*WRITTEN REQUEST*:
Read the records and gather each line that includes "this".

*GIVEN ENTRIES*:

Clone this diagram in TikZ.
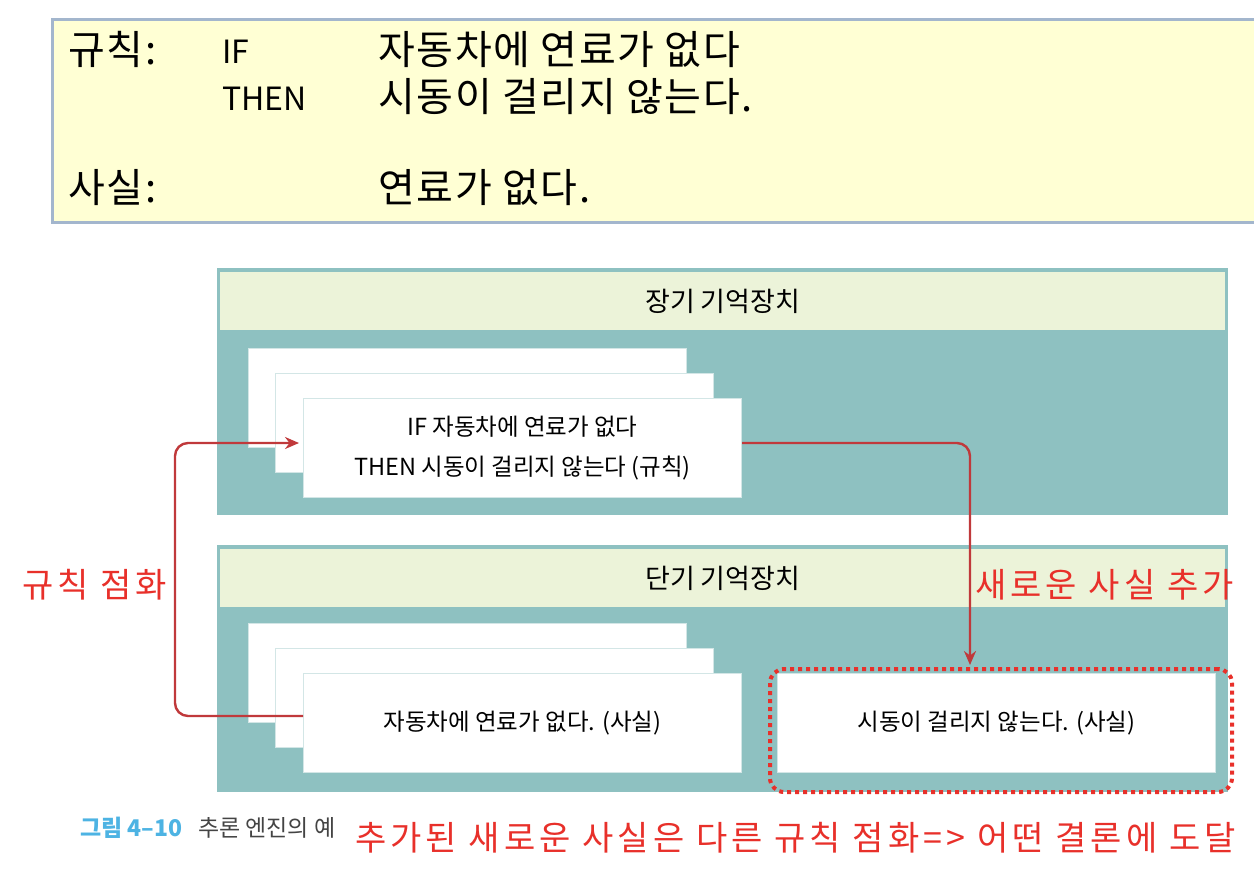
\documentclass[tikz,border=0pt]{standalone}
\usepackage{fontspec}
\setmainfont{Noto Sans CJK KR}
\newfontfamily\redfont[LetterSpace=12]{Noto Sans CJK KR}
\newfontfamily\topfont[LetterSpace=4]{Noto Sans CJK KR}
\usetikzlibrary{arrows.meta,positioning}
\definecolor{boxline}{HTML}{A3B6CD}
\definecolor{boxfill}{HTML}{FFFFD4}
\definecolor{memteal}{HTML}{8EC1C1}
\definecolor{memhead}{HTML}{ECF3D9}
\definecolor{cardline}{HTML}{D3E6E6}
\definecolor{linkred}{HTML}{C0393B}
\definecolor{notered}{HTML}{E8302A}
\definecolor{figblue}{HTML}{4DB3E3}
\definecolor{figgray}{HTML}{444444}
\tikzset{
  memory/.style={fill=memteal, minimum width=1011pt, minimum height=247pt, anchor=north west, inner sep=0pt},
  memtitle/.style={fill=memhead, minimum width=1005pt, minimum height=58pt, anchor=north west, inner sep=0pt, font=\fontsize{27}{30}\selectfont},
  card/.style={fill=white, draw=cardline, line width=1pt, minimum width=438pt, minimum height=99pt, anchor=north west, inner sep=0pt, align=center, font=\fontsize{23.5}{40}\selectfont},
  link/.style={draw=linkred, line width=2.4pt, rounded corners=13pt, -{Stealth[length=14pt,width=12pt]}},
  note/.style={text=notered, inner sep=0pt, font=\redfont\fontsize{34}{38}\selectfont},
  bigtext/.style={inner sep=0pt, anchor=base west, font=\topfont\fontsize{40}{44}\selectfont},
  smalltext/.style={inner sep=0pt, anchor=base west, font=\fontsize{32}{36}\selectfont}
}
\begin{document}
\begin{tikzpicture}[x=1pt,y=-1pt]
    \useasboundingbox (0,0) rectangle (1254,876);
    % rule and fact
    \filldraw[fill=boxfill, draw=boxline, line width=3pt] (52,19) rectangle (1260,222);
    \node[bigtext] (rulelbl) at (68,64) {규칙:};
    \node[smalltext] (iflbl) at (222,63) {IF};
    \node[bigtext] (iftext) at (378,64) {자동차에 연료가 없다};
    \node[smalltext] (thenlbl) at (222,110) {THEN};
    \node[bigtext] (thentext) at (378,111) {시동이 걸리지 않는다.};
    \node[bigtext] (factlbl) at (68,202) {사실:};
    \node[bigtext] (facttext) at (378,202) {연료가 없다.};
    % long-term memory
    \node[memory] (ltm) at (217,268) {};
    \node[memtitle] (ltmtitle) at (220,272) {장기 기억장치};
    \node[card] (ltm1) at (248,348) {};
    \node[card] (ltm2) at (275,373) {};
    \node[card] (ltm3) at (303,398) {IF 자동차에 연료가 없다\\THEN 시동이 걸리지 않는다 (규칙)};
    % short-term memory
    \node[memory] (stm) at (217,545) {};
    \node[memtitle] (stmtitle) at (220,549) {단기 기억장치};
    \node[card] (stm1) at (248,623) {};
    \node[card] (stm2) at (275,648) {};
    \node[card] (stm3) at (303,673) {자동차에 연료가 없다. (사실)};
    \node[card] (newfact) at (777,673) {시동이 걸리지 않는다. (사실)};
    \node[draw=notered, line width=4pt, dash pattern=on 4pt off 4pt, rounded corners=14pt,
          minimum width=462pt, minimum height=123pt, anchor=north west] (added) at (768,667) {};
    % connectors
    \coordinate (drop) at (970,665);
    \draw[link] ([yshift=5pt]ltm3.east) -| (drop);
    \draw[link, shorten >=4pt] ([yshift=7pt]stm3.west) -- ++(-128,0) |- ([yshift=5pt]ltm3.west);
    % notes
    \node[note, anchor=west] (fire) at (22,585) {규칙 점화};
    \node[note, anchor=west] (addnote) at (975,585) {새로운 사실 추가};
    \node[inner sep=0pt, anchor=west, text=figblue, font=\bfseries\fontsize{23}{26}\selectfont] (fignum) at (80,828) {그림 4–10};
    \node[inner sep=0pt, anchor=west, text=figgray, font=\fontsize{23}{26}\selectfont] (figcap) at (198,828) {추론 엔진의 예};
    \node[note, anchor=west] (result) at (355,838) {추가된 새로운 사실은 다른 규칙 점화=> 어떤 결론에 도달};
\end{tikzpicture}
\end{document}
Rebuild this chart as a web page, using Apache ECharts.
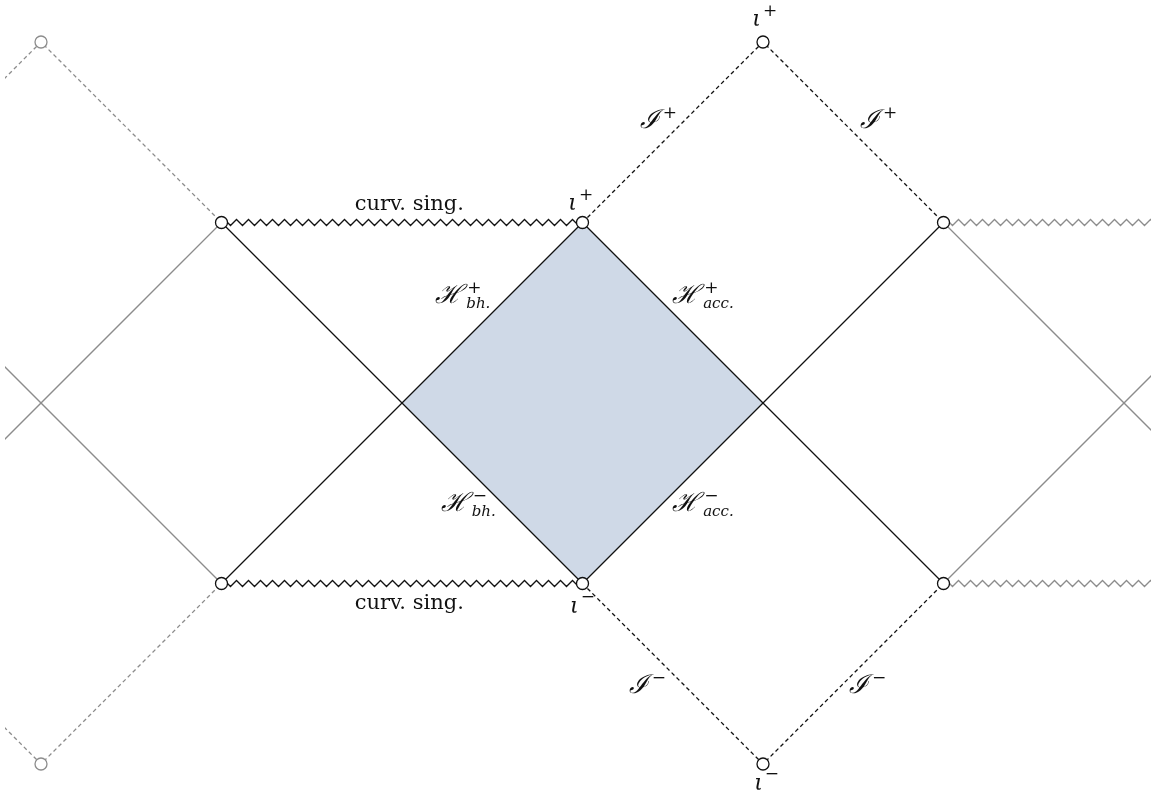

*RIGHT ANSWER*:
Clone this diagram in TikZ.
Rebuild this chart as a web page, using Apache ECharts.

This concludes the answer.